Casey knew. Casey had seen. The footage showed Pipe rolling up in his SUV, a dozen brigadiers trailing behind, for what had obviously been a photo-op moment. Side-by-side with the fire chief, Pipe had walked across the wreckage, making a show of lifting and looking. Then he’d lifted and looked and found Ilda’s lone piece of luggage. Recognition had struck, and real panic spurred him. Suddenly, everyone was digging. Afternoon was fading to evening when Pipe disappeared from sight and reappeared minutes later with a limp, sooty, bleeding Ilda in his arms.

Hand to God, it was one of the most heroic feats Casey had ever witnessed, and Casey had seen some seriously heroic shit in his thirty-four years. “I will always be grateful he found you.”

“He more than found me—he didn’t leave my bedside in hospital, after. Then he brought me to the hacienda to recuperate. I had a broken collarbone and fractured femur and needed help with the most basic tasks.” Slowly, her hand crept over his middle, plucking at the heathered gray jersey of his T-shirt.

He waited, sensing her hesitation, but damn, waiting sucked. He generally bulldozed through most of his conversations these days, not tapping much into his well of patience since leaving the CIA and taking the directorial position within Faraday Industries. Ilda deserved patience, though, and understanding, care and respect, so he could keep his goddamn mouth shut long enough for her to say what she so obviously itched to say.

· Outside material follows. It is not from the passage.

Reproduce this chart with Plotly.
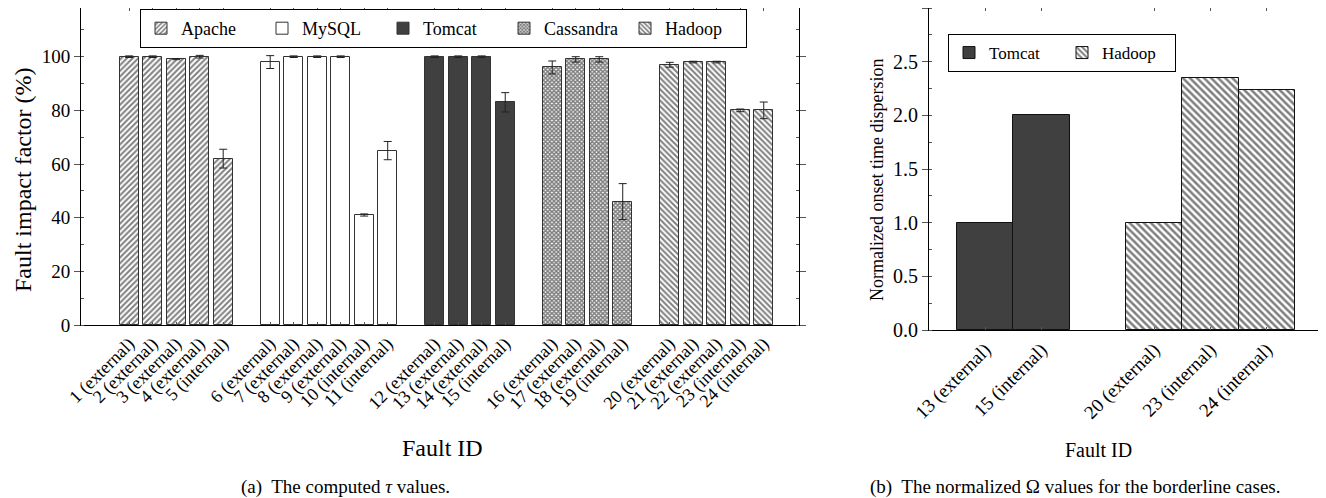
import plotly.graph_objects as go

# ---------------- data: left chart (fault impact factor) ----------------
systems = ["Apache", "MySQL", "Tomcat", "Cassandra", "Hadoop"]
fault_labels = {
    "Apache": ["1 (external)", "2 (external)", "3 (external)", "4 (external)", "5 (internal)"],
    "MySQL": ["6 (external)", "7 (external)", "8 (external)", "9 (external)", "10 (internal)", "11 (internal)"],
    "Tomcat": ["12 (external)", "13 (external)", "14 (external)", "15 (internal)"],
    "Cassandra": ["16 (external)", "17 (external)", "18 (external)", "19 (internal)"],
    "Hadoop": ["20 (external)", "21 (external)", "22 (external)", "23 (internal)", "24 (internal)"],
}
impact_values = {
    "Apache": [100, 100, 99.1, 100, 62],
    "MySQL": [98, 100, 100, 100, 41, 65],
    "Tomcat": [100, 100, 100, 83],
    "Cassandra": [96, 99, 99, 46],
    "Hadoop": [97, 98, 98, 80, 80],
}
impact_errors = {
    "Apache": [0.3, 0.3, 0.2, 0.5, 3.5],
    "MySQL": [2.4, 0.3, 0.3, 0.3, 0.4, 3.4],
    "Tomcat": [0.3, 0.3, 0.3, 3.6],
    "Cassandra": [2.4, 1.0, 1.0, 6.7],
    "Hadoop": [0.9, 0.3, 0.3, 0.5, 3.1],
}

# ---------------- data: right chart (normalized onset time dispersion) ----------------
right_systems = ["Tomcat", "Hadoop"]
right_labels = {
    "Tomcat": ["13 (external)", "15 (internal)"],
    "Hadoop": ["20 (external)", "23 (internal)", "24 (internal)"],
}
right_values = {
    "Tomcat": [1.0, 2.0],
    "Hadoop": [1.0, 2.35, 2.24],
}

# ---------------- page geometry (page body has an 8px margin) ----------------
OFF = 8
FW, FH = 1326 - OFF, 498 - OFF


def PX(x):
    return (x - OFF) / FW


def PY(y):
    return 1 - (y - OFF) / FH


# ---------------- styles ----------------
FONT = "Liberation Serif, Times New Roman, serif"
LINE = dict(color="#333333", width=1)
styles = {
    "Apache": dict(color="white", pattern=dict(shape="/", fgcolor="#000000", bgcolor="white", size=4, solidity=0.5)),
    "MySQL": dict(color="white"),
    "Tomcat": dict(color="#404040"),
    "Cassandra": dict(color="white", pattern=dict(shape="x", fgcolor="#000000", bgcolor="white", size=3, solidity=0.75)),
    "Hadoop": dict(color="white", pattern=dict(shape="\\", fgcolor="#000000", bgcolor="white", size=4, solidity=0.5)),
}

fig = go.Figure()

# left chart: slots with one empty slot between groups
tickvals, ticktext = [], []
pos = 0
for s in systems:
    xs = []
    for lab in fault_labels[s]:
        xs.append(pos)
        tickvals.append(pos)
        ticktext.append(lab)
        pos += 1
    pos += 1
    fig.add_trace(go.Bar(
        x=xs, y=impact_values[s], name=s, width=0.82,
        marker=dict(line=LINE, **styles[s]),
        error_y=dict(type="data", array=impact_errors[s], color="#222222", thickness=1, width=4),
        xaxis="x", yaxis="y", legend="legend",
    ))

# right chart: adjacent bars, one empty slot between groups
rtickvals, rticktext = [], []
pos = 0
for s in right_systems:
    xs = []
    for lab in right_labels[s]:
        xs.append(pos)
        rtickvals.append(pos)
        rticktext.append(lab)
        pos += 1
    pos += 1
    rs = dict(styles[s])
    if "pattern" in rs:
        rs["pattern"] = dict(rs["pattern"], size=5)
    fig.add_trace(go.Bar(
        x=xs, y=right_values[s], name=s, width=1.0,
        marker=dict(line=dict(color="#111111", width=1), **rs),
        xaxis="x2", yaxis="y2", legend="legend2",
    ))

axis_common = dict(showline=True, linecolor="black", linewidth=1, mirror="ticks",
                   showgrid=False, zeroline=False, tickcolor="#555555", automargin=False)

# left: y=0 at px 325, y=100 at px 56.7 -> top of plot at px 8
left_top = (325 - OFF) / ((325 - 56.7) / 100)

fig.update_layout(
    width=FW, height=FH,
    margin=dict(l=0, r=0, t=0, b=0, autoexpand=False),
    paper_bgcolor="white", plot_bgcolor="white",
    font=dict(family=FONT, color="black"),
    bargap=0,
    xaxis=dict(domain=[PX(81), PX(799)], range=[-2.05, 28.5],
               tickmode="array", tickvals=tickvals, ticktext=ticktext,
               tickangle=-45, tickfont=dict(size=18), ticks="inside", ticklen=3,
               anchor="y", **axis_common),
    yaxis=dict(domain=[PY(325), 1.0], range=[0, left_top],
               tickmode="array", tickvals=[0, 20, 40, 60, 80, 100],
               tickfont=dict(size=19), ticks="outside", ticklen=6,
               minor=dict(dtick=10, ticks="inside", ticklen=3, tickcolor="#555555"),
               anchor="x", **axis_common),
    xaxis2=dict(domain=[PX(929), PX(1323)], range=[-1.0, 6.0],
                tickmode="array", tickvals=rtickvals, ticktext=rticktext,
                tickangle=-45, tickfont=dict(size=19), ticks="inside", ticklen=3,
                anchor="y2", **axis_common),
    yaxis2=dict(domain=[PY(330), 1.0], range=[0, 3.0],
                tickmode="array", tickvals=[0, 0.5, 1.0, 1.5, 2.0, 2.5, 3.0],
                ticktext=["0.0", "0.5", "1.0", "1.5", "2.0", "2.5", "3.0"],
                tickfont=dict(size=20), ticks="outside", ticklen=6,
                minor=dict(dtick=0.25, ticks="inside", ticklen=3, tickcolor="#555555"),
                anchor="x2", **axis_common),
    legend=dict(orientation="h", x=PX(140), xanchor="left", y=PY(9), yanchor="top",
                font=dict(size=18, family=FONT), bordercolor="black", borderwidth=1,
                bgcolor="white", entrywidth=76, entrywidthmode="pixels", tracegroupgap=0),
    legend2=dict(orientation="h", x=PX(948), xanchor="left", y=PY(34), yanchor="top",
                 font=dict(size=17, family=FONT), bordercolor="black", borderwidth=1,
                 bgcolor="white", entrywidth=68, entrywidthmode="pixels"),
    showlegend=True,
    annotations=[
        dict(text="Fault impact factor (%)", x=PX(23), y=PY(180), xref="paper", yref="paper",
             textangle=-90, showarrow=False, font=dict(size=24, family=FONT), xanchor="center", yanchor="middle"),
        dict(text="Fault ID", x=PX(442), y=PY(448), xref="paper", yref="paper",
             showarrow=False, font=dict(size=24, family=FONT), xanchor="center", yanchor="middle"),
        dict(text="(a)  The computed <i>τ</i> values.", x=PX(345), y=PY(487), xref="paper", yref="paper",
             showarrow=False, font=dict(size=19, family=FONT), xanchor="center", yanchor="middle"),
        dict(text="Normalized onset time dispersion", x=PX(877), y=PY(180), xref="paper", yref="paper",
             textangle=-90, showarrow=False, font=dict(size=18, family=FONT), xanchor="center", yanchor="middle"),
        dict(text="Fault ID", x=PX(1098), y=PY(450), xref="paper", yref="paper",
             showarrow=False, font=dict(size=20, family=FONT), xanchor="center", yanchor="middle"),
        dict(text="(b)  The normalized Ω values for the borderline cases.", x=PX(1075), y=PY(487),
             xref="paper", yref="paper",
             showarrow=False, font=dict(size=19, family=FONT), xanchor="center", yanchor="middle"),
    ],
)

fig.write_html("out.html")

“I wasn’t fully healed when I realized I was pregnant, and I hurt too much to think twice about telling him. He guessed, correctly, that you were the father but never said a word in judgment. He escorted me to every appointment, took care of me when I was sick and then Arlo was born and he was
still
there. He made sure I ate, showered, slept.”

Pipe had stolen Casey’s life, his rights to the moments Ilda was describing. Ilda was
his
wife, Arlo
his
daughter. But there was that selfish narrative again, and Jesus fucking Christ it was hard to quell. “Was it...was it bad?”